Kabul
Mi doctora está enamoriscada del general estadounidense Stanley McChrystal, pero me temo que sabe más de oncología pediátrica que de estrategia militar, porque mientras el apuesto, delgado y alto Comandante en Jefe de las Fuerzas Aliadas de la OTAN anda haciendo el pavo por el sur de Afganistán, al frente de la madre de todas las ofensivas contra los talibán la coalición se empieza a desarmar y en Kabul los hombres bomba causan estragos entre la población civil. El afgano es uno de los pueblos más terribles de la zona, mucho antes de hacerse talibán. Le dieron problemas hasta a Alejandro Magno y han pasado sin transición desde la Edad Media hasta el narcotráfico de las engañosas y bellas amapolas. En el siglo XIX, los ingleses enviaron un regimiento de exploración creyendo que podían cruzar sin mayores problemas desde Pakistán por el paso de Kyber. Sólo regresó un ghurka enloquecido de horror que apenas pudo relatar la degollina. Los rusos simplemente tiraron la toalla.

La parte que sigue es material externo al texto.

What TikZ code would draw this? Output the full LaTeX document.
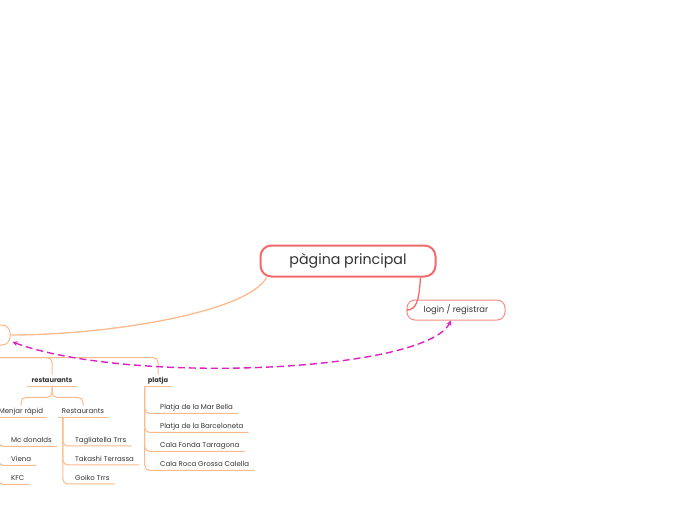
\documentclass[tikz,border=0pt]{standalone}
\usepackage{fontspec}
\setmainfont{Poppins}
\usetikzlibrary{arrows.meta,calc,positioning}
\definecolor{MainRed}{HTML}{F36A6A}
\definecolor{LoginRed}{HTML}{F98D84}
\definecolor{BranchOrange}{HTML}{FDBA8C}
\definecolor{LinkMagenta}{HTML}{DC22C2}
\definecolor{TextGray}{HTML}{333333}

\begin{document}
\begin{tikzpicture}[x=1pt,y=-1pt,text=TextGray,
    mainbox/.style={draw=MainRed,line width=2pt,rounded corners=11pt,fill=white,
      minimum width=175pt,minimum height=31pt,font=\fontsize{14.2}{16}\selectfont},
    loginbox/.style={draw=LoginRed,line width=1pt,rounded corners=8pt,fill=white,
      minimum width=98pt,minimum height=20pt,font=\fontsize{8.4}{10}\selectfont},
    startbox/.style={draw=BranchOrange,line width=1pt,rounded corners=8pt,
      minimum width=70pt,minimum height=20pt},
    topic/.style={font=\bfseries\fontsize{6.7}{8}\selectfont,inner xsep=4pt,inner ysep=2.5pt,
      text height=5.5pt,text depth=1pt},
    leaf/.style={anchor=west,font=\fontsize{7}{8}\selectfont,inner xsep=5pt,inner ysep=2.5pt,
      text height=5.5pt,text depth=1pt},
    branch/.style={draw=BranchOrange,line width=1pt,rounded corners=5pt},
    link/.style={draw=LinkMagenta,line width=1.4pt,dash pattern=on 7pt off 4pt,
      {Stealth[length=5pt,width=5pt]}-{Stealth[length=5pt,width=5pt]}}]
  \useasboundingbox[fill=white] (0,0) rectangle (697,520);

  % central topic and its two children
  \node[mainbox] (main) at (348,261) {pàgina principal};
  \node[loginbox] (login) at (456,310) {login / registrar};
  \node[startbox] (inici) at (-25,335) {};

  \draw[branch,line width=1.3pt] ($(main.south west)+(7,0)$) .. controls (248,312) and (110,335) .. (inici.east);
  \draw[draw=MainRed,line width=1.3pt] ($(main.south east)+(-16,0)$) .. controls (419,302) and (416,310) .. (login.west);

  % second level
  \node[topic] (restaurants) at (52,380.5) {restaurants};
  \node[topic] (platja) at (158,380.5) {platja};
  \draw[branch] (inici.south) -- ++(0,12) -| (restaurants.north);
  \draw[branch] (inici.south) -- ++(0,12) -| (platja.north);
  \foreach \n in {restaurants,platja}
    \draw[branch,rounded corners=0pt] (\n.south west) -- (\n.south east);

  % third level
  \node[topic,font=\fontsize{7}{8}\selectfont] (menjar) at (21,411.5) {Menjar ràpid};
  \node[topic,font=\fontsize{7}{8}\selectfont] (restlist) at (83,411.5) {Restaurants};
  \draw[branch] (restaurants.south) -- ++(0,11) -| (menjar.north);
  \draw[branch] (restaurants.south) -- ++(0,11) -| (restlist.north);
  \foreach \n in {menjar,restlist}
    \draw[branch,rounded corners=0pt] (\n.south west) -- (\n.south east);

  % leaves
  \foreach \n/\txt/\y in {mc/Mc donalds/440.5,viena/Viena/459.5,kfc/KFC/478.5}{
    \node[leaf] (\n) at (6,\y) {\txt};
    \draw[branch] ($(menjar.south west)+(4,0)$) |- (\n.south east);
  }
  \foreach \n/\txt/\y in {tag/Tagliatella Trrs/440,tak/Takashi Terrassa/459,goi/Goiko Trrs/478}{
    \node[leaf] (\n) at (70,\y) {\txt};
    \draw[branch] ($(restlist.south west)+(5,0)$) |- (\n.south east);
  }
  \foreach \n/\txt/\y in {mar/Platja de la Mar Bella/407.5,barc/Platja de la Barceloneta/426.5,
      fonda/Cala Fonda Tarragona/445.5,roca/Cala Roca Grossa Calella/464.5}{
    \node[leaf] (\n) at (155,\y) {\txt};
    \draw[branch] ($(platja.south west)+(1,0)$) |- (\n.south east);
  }

  % relation
  \draw[link] ($(inici.east)+(2,7)$) .. controls (130,385) and (425,372) .. ($(login.south)+(-5,0)$);
\end{tikzpicture}
\end{document}
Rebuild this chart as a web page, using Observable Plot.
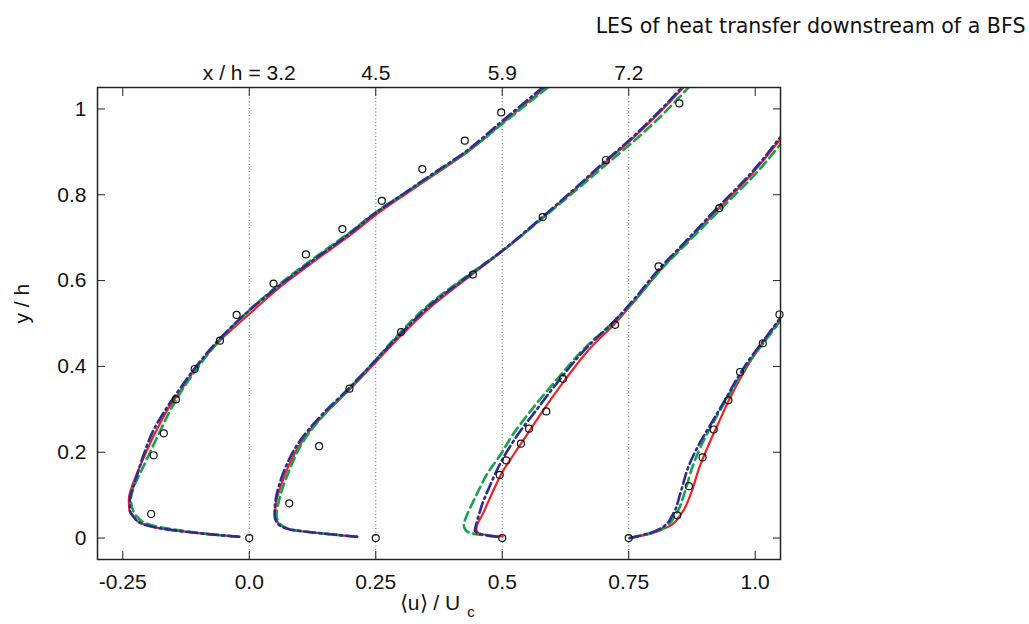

El anuncio de Barack Obama, secundado por Angela Merkel de retirarse de aquel infierno a plazos, favorece mucho a los talibán, que saben que lo único que tienen que hacer es resistir en una geografía peor que España: lunar, anfructuosa e imposible para la guerra moderna. Los holandeses han dicho que se marchan, y los australianos aseguran que no le harán el trabajo a los Países Bajos. Los italianos se lo están pensando y los británicos han sufrido ya casi trescientos muertos en menos de diez años de guerrillas, lo que les resulta excesivo.
La única solución es ominosa: resucitar la «Alianza del Norte», que vive de la exportación del opio, y dotarles bélicamente para devolver a Afganistán a una situación de guerra civil permanente. En cuanto a nosotros, más nos vale regresar dignamente que, además, es lo que quiere el extraño pacifismo de nuestro nuevo socialismo. Afganistán es como el Teorema de Femat, que tardó siglos en resolverse y no se sabe si fue el diablo quien lo inventó.